I'd say that one could accept that and still be an atheist. However, I think that proposal runs into problems with Metaphysical Naturalism. Naturalism to me means that Mental things are ultimately reducible to nonmental things. The Quasi-Spinozistic view would seem to say that mental and non-mental things are both ultimately irreducible. So by defintion they are incompatible.

I believe that the quasi-spinozistic view is false, though, because I think there are satisfactory naturalistic explanations of consciousness.
exapologist said…
Hi AIGBusted,

Well, it's not necessarily panpsychism. There are a cluster of views in the neighborhood here. For an overview of non-physicalistic versions of naturalism, see the SEP article on neurtral monism, here.

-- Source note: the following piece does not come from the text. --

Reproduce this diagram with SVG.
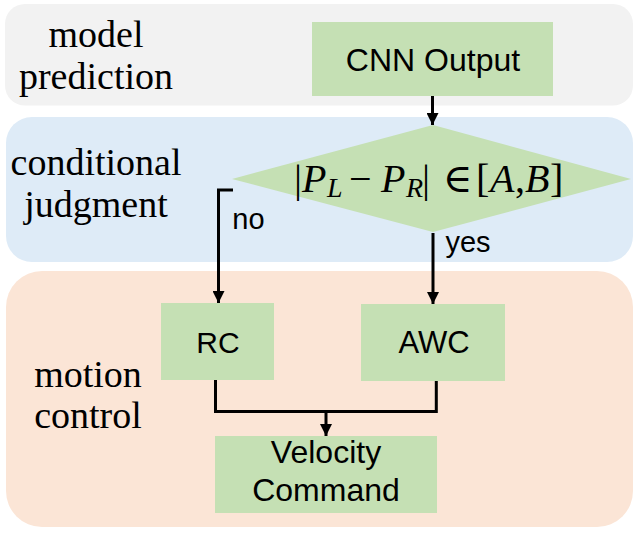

But in any case, I'm not quite espousing it -- at least not yet; I guess you could say that I espouse a disjunction of views that fall under the catchall term, 'naturalism', but I don't know which disjunct within the disjunction is true. It could be physicalism that turns out to be true, but for all I can tell so far, it could be some other disjunct.

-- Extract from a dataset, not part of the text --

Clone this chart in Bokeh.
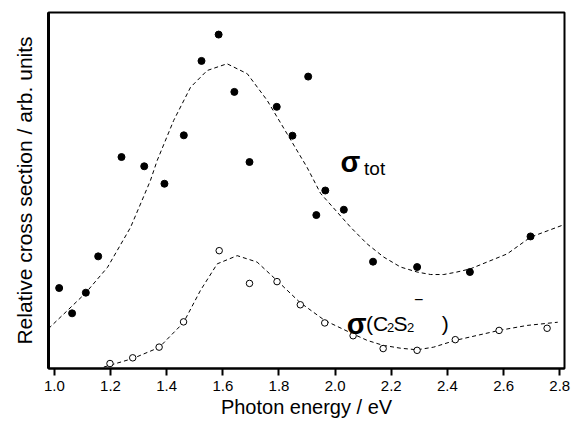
from bokeh.plotting import figure
from bokeh.models import FixedTicker, Label
from bokeh.embed import file_html
from bokeh.resources import INLINE

# Photon energy (eV) and relative cross sections (arb. units, 0-100 scale)
tot_x = [1.017, 1.063, 1.112, 1.156, 1.239, 1.320, 1.392, 1.461, 1.524, 1.585, 1.641,
         1.695, 1.792, 1.848, 1.904, 1.933, 1.965, 2.031, 2.135, 2.292, 2.480, 2.696]
tot_y = [22.6, 15.5, 21.3, 31.5, 59.4, 56.8, 51.9, 65.5, 86.4, 93.8, 77.7,
         58.0, 73.5, 65.4, 82.0, 43.1, 50.0, 44.6, 30.0, 28.5, 27.1, 37.1]

ion_x = [1.198, 1.279, 1.373, 1.460, 1.587, 1.695, 1.793, 1.876, 1.963, 2.064,
         2.171, 2.292, 2.428, 2.584, 2.755]
ion_y = [1.4, 3.0, 6.0, 13.1, 33.1, 23.9, 24.4, 17.9, 12.8, 9.2,
         5.6, 5.1, 8.1, 10.7, 11.3]

# fitted curves (dashed)
tot_fit_x = [0.979, 1.110, 1.189, 1.271, 1.312, 1.342, 1.366, 1.425, 1.485, 1.544, 1.615,
             1.687, 1.758, 1.829, 1.900, 1.948, 2.055, 2.114, 2.173, 2.233, 2.292, 2.340,
             2.387, 2.434, 2.482, 2.541, 2.613, 2.696, 2.815]
tot_fit_y = [11.2, 21.1, 28.4, 39.6, 47.2, 52.8, 58.4, 69.7, 79.0, 83.7, 85.6,
             82.8, 75.3, 65.9, 56.5, 49.2, 39.7, 35.0, 31.3, 28.5, 27.1, 26.4,
             26.4, 27.1, 28.0, 29.9, 32.2, 36.9, 40.4]

ion_fit_x = [1.176, 1.279, 1.373, 1.460, 1.520, 1.580, 1.651, 1.722, 1.793, 1.874,
             1.963, 2.064, 2.114, 2.171, 2.233, 2.292, 2.351, 2.428, 2.506, 2.584,
             2.684, 2.793]
ion_fit_y = [0.4, 2.8, 5.9, 12.9, 21.9, 29.4, 31.7, 29.9, 24.7, 18.6,
             13.5, 9.7, 7.9, 6.5, 5.7, 5.25, 6.0, 7.9, 9.3, 10.7,
             12.1, 13.0]

x_ticks = [1.0, 1.2, 1.4, 1.6, 1.8, 2.0, 2.2, 2.4, 2.6, 2.8]
x_tick_labels = ["1.0", "1.2", "1.4", "1.6", "1.8", "2.0", "2.2", "2.4", "2.6", "2.8"]

FONT = "Liberation Sans"

p = figure(width=571, height=424, x_range=(0.979, 2.817), y_range=(0, 100),
           output_backend="svg", toolbar_location=None,
           min_border_left=48, min_border_right=7, min_border_top=12, min_border_bottom=56)

p.xgrid.visible = False
p.ygrid.visible = False
p.background_fill_color = "white"
p.border_fill_color = "white"
p.outline_line_color = "black"
p.outline_line_width = 2

# x axis
xa = p.xaxis[0]
xa.ticker = FixedTicker(ticks=x_ticks)
xa.major_label_overrides = {t: l for t, l in zip(x_ticks, x_tick_labels)}
xa.major_tick_out = 7
xa.major_tick_in = 0
xa.minor_tick_out = 0
xa.minor_tick_in = 0
xa.major_tick_line_width = 2
xa.axis_line_width = 2
xa.major_label_text_font = FONT
xa.major_label_text_font_size = "15px"
xa.major_label_text_color = "black"
xa.major_label_standoff = 5
xa.axis_label = "Photon energy / eV"
xa.axis_label_text_font = FONT
xa.axis_label_text_font_size = "20px"
xa.axis_label_text_font_style = "normal"
xa.axis_label_text_color = "black"
xa.axis_label_standoff = 2

# y axis
ya = p.yaxis[0]
ya.ticker = FixedTicker(ticks=[])
ya.major_tick_out = 0
ya.major_tick_in = 0
ya.minor_tick_out = 0
ya.minor_tick_in = 0
ya.major_label_standoff = 0
ya.axis_line_width = 3
ya.axis_label = "Relative cross section / arb. units"
ya.axis_label_text_font = FONT
ya.axis_label_text_font_size = "21px"
ya.axis_label_text_font_style = "normal"
ya.axis_label_text_color = "black"
ya.axis_label_standoff = 13

# fits
p.line(tot_fit_x, tot_fit_y, line_color="black", line_width=1, line_dash="4 3")
p.line(ion_fit_x, ion_fit_y, line_color="black", line_width=1, line_dash="4 3")

# data
p.scatter(tot_x, tot_y, size=7, fill_color="black", line_color="black")
p.scatter(ion_x, ion_y, size=6.5, fill_color="white", line_color="black", line_width=1)

def lab(x, y, text, size, baseline="alphabetic", style="normal"):
    p.add_layout(Label(x=x, y=y, text=text, text_font=FONT, text_font_size=size,
                       text_font_style=style, text_color="black", text_align="left",
                       text_baseline=baseline))

lab(2.019, 57.9, "σ", "29px", style="bold")
lab(2.103, 56.1, "tot", "19px")

lab(2.041, 12.6, "σ", "29px", style="bold")
lab(2.110, 12.6, "(C", "21px")
lab(2.1845, 11.6, "2", "13px")
lab(2.2076, 12.6, "S", "21px")
lab(2.2557, 11.6, "2", "13px")
lab(2.2806, 19.4, "−", "16px", baseline="middle")
lab(2.380, 12.6, ")", "21px")

open("out.html", "w").write(file_html(p, INLINE))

I'm unhappy with the term, 'panpsychism', since it's typically used as a term of derision. And in any case, versions of panpsychism espoused by some contemporary philosophers are not the simplistic caricature attributed to them. So, for example, David Chalmers is sympathetic to a view he calls 'panprotopsychism'. On this view, it's not that all objects (say, a car bumper) are conscious (Good Lord -- who would ever hold a view like that! Certainly not myself of Chalmers). Rather, the idea is that concrete objects have both a physical side and a representational side. But the representational aspects need not reside in a latent 'mind' inside of a given concrete object. And although the representational aspects of objects are fundamental to them, consciousness doesn't enter into the equation unless or until a chunk of matter has a suitably complex configuration.

For a very helpful sketch of non-physicalistic versions of naturalism of this sort, I recommend looking at the relevant sections of Chalmers' seminal book, The Conscious Mind.